Prime Minister Benjamin Netanyahu announced on Wednesday the formation of a committee to advance the building of a new settlement for the evacuated Amona residents.
The settlement would be the first government-authorized settlement since the establishment of Revava near Ariel in 1991, when Yitzhak Shamir was prime minister.
Separately, the government also announced the advancement of 3,000 settlement housing units in the West Bank on Wednesday, less than a week after approving 2,500 other units.
Salih added that he hopes that the coming period will see an end to violence between Israelis and Palestinians.

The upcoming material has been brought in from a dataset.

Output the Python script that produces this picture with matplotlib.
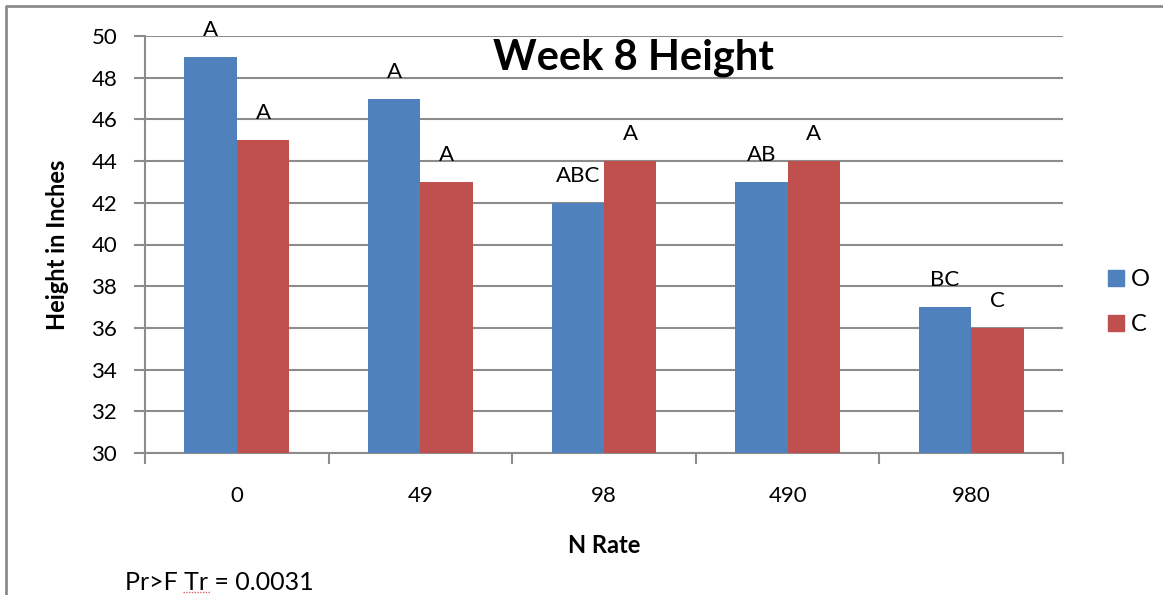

“We have had enough of the fighting and the killing. We have had enough of this bloody series. We want peace and coexistence. We want our own freedom,” Salih remarked.
Essa Zeid, 57, who also owns land in Amona, said he is still skeptical that he will ever be able to access his land.
“The land is strategic from a security perspective because it is elevated. So I think the army may turn it into a closed military zone,” Zeid, who is from Taiba, a nearby village, said. “I’m not sure if I will ever be able to see my land.”
Zeid also said that there is no reason for him to be happy about the evacuation of his land in light of the advancement for the construction of new settlement units.
“It is impossible for me to be happy when Israel evacuates settlers from one settlement and then puts them in another settlement,” Zeid stated.
In 1996, Palestinians first filed complaints to police against the confiscation of their land.
In 2005, Peace Now and Palestinian petitioners brought and won a case before the High Court of Justice, which ordered the demolition of nine homes in Amona.
In 2014, Yesh Din and Palestinian petitioners won another case in front in the High Court, which ruled that Amona has to be evacuated completely.
The High Court also ruled that the state had to pay the Palestinian petitioners NIS 300,000 in compensation and additional NIS 48,000 if the outpost is not evacuated by 2015.